- [Exercise]: Everything from the line with "Write the Chart.js code for this chart." down to the line with "const firstGridHour = 2.2667; // Jan 6 18:00" below must be printed exactly, those two lines included. Exclude pictures.

- [Entries shown]:
* * * *
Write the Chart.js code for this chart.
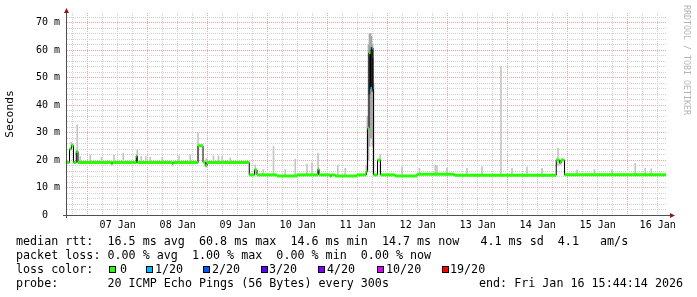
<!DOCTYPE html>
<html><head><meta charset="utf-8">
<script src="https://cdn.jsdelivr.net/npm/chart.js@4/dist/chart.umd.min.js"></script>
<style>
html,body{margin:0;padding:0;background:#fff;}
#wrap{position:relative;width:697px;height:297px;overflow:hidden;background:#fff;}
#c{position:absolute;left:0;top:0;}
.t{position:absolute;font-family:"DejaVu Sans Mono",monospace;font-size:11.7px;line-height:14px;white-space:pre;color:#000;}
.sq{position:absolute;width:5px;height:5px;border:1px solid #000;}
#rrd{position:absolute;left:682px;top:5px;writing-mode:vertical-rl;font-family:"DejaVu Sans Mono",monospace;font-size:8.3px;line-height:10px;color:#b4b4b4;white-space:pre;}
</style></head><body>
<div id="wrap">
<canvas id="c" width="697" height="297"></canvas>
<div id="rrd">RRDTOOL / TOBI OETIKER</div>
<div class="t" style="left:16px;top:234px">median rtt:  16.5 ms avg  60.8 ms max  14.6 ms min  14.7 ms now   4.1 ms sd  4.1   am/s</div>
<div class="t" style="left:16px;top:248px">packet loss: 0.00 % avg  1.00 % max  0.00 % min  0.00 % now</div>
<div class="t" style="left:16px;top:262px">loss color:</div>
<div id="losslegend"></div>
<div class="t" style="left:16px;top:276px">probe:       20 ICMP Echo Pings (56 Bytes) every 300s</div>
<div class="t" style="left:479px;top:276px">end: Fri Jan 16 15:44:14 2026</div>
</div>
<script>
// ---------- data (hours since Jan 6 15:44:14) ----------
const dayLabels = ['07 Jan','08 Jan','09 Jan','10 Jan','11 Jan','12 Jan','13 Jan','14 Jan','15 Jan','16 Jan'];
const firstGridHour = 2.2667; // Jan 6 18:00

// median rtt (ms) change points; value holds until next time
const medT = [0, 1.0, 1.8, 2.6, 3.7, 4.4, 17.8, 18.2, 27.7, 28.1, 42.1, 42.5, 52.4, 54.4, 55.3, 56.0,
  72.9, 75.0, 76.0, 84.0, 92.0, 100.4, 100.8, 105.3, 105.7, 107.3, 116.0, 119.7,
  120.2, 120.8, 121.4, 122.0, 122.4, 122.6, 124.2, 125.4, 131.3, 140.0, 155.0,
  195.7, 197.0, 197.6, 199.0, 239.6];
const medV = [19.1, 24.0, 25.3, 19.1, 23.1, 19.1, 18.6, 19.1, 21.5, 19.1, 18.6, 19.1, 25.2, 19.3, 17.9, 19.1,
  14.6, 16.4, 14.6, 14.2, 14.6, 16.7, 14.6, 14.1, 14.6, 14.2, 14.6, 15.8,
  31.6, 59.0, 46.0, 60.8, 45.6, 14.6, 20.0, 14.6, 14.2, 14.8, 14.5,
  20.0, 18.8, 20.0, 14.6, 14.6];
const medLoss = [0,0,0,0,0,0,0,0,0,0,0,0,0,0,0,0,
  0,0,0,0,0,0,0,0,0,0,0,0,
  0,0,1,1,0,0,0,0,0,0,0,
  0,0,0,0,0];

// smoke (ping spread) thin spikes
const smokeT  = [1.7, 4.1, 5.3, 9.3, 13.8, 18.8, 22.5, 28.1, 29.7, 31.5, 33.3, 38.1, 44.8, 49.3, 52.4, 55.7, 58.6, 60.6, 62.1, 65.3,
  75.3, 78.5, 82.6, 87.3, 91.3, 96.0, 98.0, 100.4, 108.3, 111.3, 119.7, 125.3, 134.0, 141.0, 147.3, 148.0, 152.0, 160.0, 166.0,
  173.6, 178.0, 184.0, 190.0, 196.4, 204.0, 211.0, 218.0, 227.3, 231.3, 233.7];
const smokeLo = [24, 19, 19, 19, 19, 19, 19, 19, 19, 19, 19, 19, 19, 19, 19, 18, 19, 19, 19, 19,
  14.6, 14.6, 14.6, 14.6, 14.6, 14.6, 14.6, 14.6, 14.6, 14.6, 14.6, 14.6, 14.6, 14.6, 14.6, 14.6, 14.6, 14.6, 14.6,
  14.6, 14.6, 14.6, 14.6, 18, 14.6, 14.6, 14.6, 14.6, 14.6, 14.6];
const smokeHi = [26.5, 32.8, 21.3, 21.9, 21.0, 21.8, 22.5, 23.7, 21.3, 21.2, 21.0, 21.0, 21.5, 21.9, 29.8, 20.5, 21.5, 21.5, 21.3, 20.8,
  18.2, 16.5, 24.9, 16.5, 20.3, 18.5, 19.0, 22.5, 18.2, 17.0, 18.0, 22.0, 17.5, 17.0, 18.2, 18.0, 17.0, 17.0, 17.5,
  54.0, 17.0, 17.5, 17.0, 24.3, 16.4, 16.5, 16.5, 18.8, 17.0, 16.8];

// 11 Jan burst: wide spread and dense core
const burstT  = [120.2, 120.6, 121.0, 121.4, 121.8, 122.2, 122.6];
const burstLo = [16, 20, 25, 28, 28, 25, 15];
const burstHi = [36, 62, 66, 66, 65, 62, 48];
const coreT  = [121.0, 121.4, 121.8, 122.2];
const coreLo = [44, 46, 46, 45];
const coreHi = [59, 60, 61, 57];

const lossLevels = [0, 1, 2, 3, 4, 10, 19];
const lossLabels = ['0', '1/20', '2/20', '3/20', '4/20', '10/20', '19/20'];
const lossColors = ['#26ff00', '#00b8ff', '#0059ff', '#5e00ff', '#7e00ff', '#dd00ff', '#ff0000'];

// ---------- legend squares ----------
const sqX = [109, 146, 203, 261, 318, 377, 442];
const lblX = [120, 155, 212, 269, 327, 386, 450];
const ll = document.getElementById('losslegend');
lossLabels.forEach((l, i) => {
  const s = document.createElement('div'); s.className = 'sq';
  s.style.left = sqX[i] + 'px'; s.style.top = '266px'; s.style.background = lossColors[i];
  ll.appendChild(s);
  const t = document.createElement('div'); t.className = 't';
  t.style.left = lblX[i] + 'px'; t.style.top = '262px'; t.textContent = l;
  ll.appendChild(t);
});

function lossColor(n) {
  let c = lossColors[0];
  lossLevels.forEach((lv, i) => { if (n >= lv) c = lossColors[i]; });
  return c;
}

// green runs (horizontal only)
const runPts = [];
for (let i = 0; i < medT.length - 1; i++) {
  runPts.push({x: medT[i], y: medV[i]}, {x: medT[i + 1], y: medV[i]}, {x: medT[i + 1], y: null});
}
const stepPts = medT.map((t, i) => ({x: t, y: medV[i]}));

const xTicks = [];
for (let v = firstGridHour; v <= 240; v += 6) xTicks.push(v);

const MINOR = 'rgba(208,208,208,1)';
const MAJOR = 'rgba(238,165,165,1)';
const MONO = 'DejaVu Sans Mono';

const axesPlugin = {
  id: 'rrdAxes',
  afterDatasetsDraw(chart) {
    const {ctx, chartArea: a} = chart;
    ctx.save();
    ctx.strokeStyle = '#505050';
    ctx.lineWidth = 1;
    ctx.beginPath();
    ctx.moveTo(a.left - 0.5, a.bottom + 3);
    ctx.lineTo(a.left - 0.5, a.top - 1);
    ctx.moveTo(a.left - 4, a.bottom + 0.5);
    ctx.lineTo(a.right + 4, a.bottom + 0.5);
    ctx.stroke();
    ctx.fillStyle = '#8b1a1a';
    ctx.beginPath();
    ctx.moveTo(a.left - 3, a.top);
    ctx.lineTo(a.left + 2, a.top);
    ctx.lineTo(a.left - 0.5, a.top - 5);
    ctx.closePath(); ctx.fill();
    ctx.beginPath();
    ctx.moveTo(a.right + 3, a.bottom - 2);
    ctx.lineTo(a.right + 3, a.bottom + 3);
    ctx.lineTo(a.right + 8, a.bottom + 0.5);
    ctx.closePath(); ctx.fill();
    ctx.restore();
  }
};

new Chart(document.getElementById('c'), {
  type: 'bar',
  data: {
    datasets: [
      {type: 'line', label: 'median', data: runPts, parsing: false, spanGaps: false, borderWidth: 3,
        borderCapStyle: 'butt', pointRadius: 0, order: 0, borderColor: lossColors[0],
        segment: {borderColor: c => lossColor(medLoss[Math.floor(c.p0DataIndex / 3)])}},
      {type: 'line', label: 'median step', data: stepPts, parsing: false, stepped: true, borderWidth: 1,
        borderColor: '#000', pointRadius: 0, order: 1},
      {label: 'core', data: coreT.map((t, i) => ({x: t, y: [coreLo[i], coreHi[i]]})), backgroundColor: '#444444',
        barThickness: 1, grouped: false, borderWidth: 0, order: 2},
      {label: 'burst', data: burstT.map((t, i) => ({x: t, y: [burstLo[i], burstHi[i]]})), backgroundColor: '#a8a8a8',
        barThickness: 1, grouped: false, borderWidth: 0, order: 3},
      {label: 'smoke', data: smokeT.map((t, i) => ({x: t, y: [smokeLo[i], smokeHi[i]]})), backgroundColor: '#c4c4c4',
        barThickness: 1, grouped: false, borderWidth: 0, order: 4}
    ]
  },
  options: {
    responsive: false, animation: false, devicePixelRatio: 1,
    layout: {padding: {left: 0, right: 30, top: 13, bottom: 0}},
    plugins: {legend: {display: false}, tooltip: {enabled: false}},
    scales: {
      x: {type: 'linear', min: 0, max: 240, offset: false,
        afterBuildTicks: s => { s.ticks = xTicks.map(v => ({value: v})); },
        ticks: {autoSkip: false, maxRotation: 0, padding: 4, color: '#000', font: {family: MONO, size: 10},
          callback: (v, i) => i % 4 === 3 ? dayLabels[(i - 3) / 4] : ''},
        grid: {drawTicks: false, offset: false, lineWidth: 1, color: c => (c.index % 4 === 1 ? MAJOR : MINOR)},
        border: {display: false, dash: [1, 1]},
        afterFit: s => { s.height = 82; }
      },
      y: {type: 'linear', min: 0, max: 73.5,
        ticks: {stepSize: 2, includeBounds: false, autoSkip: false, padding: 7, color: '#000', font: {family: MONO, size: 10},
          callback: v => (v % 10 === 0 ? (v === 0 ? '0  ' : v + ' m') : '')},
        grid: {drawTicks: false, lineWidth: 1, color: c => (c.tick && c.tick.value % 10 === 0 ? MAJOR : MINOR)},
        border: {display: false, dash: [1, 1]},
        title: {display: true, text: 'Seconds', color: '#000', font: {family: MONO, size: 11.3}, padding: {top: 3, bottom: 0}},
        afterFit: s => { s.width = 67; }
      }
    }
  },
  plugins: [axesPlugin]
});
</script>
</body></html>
* * * *
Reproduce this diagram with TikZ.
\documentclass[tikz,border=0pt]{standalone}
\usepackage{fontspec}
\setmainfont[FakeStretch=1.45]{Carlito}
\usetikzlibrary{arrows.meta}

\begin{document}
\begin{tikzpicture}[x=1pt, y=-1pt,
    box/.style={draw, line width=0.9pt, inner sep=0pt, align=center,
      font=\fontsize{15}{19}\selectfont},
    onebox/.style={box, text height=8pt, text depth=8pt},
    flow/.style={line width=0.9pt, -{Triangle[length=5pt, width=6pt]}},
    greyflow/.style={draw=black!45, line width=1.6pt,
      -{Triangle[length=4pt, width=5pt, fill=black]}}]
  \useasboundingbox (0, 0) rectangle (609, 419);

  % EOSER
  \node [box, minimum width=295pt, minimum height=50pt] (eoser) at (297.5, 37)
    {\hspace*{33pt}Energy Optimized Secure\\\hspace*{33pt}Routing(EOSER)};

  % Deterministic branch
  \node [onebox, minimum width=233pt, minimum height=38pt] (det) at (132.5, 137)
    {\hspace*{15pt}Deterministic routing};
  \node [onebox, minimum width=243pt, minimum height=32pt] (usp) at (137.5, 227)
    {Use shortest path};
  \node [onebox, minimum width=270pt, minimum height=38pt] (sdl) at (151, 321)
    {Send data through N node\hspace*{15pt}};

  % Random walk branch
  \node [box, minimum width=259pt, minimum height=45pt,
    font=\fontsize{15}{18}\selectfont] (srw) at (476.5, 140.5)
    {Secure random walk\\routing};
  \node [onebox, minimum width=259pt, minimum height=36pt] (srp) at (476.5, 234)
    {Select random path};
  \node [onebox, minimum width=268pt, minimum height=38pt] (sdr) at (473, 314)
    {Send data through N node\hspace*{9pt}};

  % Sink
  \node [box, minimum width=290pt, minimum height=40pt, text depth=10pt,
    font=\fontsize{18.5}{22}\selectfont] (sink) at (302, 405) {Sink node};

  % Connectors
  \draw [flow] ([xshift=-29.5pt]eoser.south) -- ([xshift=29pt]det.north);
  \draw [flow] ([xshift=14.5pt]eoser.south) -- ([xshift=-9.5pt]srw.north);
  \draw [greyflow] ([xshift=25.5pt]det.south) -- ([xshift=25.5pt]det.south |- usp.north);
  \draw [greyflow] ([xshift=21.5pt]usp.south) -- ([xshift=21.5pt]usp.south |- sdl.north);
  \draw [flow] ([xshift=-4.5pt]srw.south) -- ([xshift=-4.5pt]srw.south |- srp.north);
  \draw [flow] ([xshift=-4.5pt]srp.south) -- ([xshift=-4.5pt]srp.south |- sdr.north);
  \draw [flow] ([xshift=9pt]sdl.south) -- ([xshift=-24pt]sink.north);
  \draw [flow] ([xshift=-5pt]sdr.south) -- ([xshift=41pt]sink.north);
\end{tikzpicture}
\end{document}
* * * *
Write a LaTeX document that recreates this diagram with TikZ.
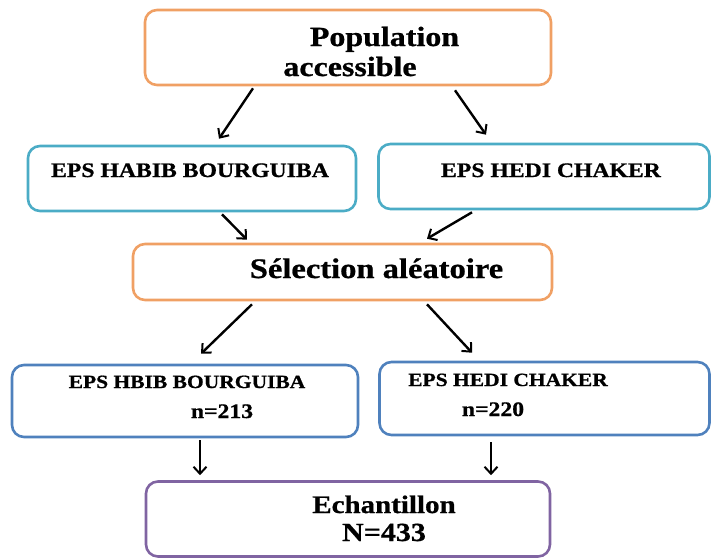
* * * *
- [Result for this exercise]:
Write the Chart.js code for this chart.
<!DOCTYPE html>
<html><head><meta charset="utf-8">
<script src="https://cdn.jsdelivr.net/npm/chart.js@4/dist/chart.umd.min.js"></script>
<style>
html,body{margin:0;padding:0;background:#fff;}
#wrap{position:relative;width:697px;height:297px;overflow:hidden;background:#fff;}
#c{position:absolute;left:0;top:0;}
.t{position:absolute;font-family:"DejaVu Sans Mono",monospace;font-size:11.7px;line-height:14px;white-space:pre;color:#000;}
.sq{position:absolute;width:5px;height:5px;border:1px solid #000;}
#rrd{position:absolute;left:682px;top:5px;writing-mode:vertical-rl;font-family:"DejaVu Sans Mono",monospace;font-size:8.3px;line-height:10px;color:#b4b4b4;white-space:pre;}
</style></head><body>
<div id="wrap">
<canvas id="c" width="697" height="297"></canvas>
<div id="rrd">RRDTOOL / TOBI OETIKER</div>
<div class="t" style="left:16px;top:234px">median rtt:  16.5 ms avg  60.8 ms max  14.6 ms min  14.7 ms now   4.1 ms sd  4.1   am/s</div>
<div class="t" style="left:16px;top:248px">packet loss: 0.00 % avg  1.00 % max  0.00 % min  0.00 % now</div>
<div class="t" style="left:16px;top:262px">loss color:</div>
<div id="losslegend"></div>
<div class="t" style="left:16px;top:276px">probe:       20 ICMP Echo Pings (56 Bytes) every 300s</div>
<div class="t" style="left:479px;top:276px">end: Fri Jan 16 15:44:14 2026</div>
</div>
<script>
// ---------- data (hours since Jan 6 15:44:14) ----------
const dayLabels = ['07 Jan','08 Jan','09 Jan','10 Jan','11 Jan','12 Jan','13 Jan','14 Jan','15 Jan','16 Jan'];
const firstGridHour = 2.2667; // Jan 6 18:00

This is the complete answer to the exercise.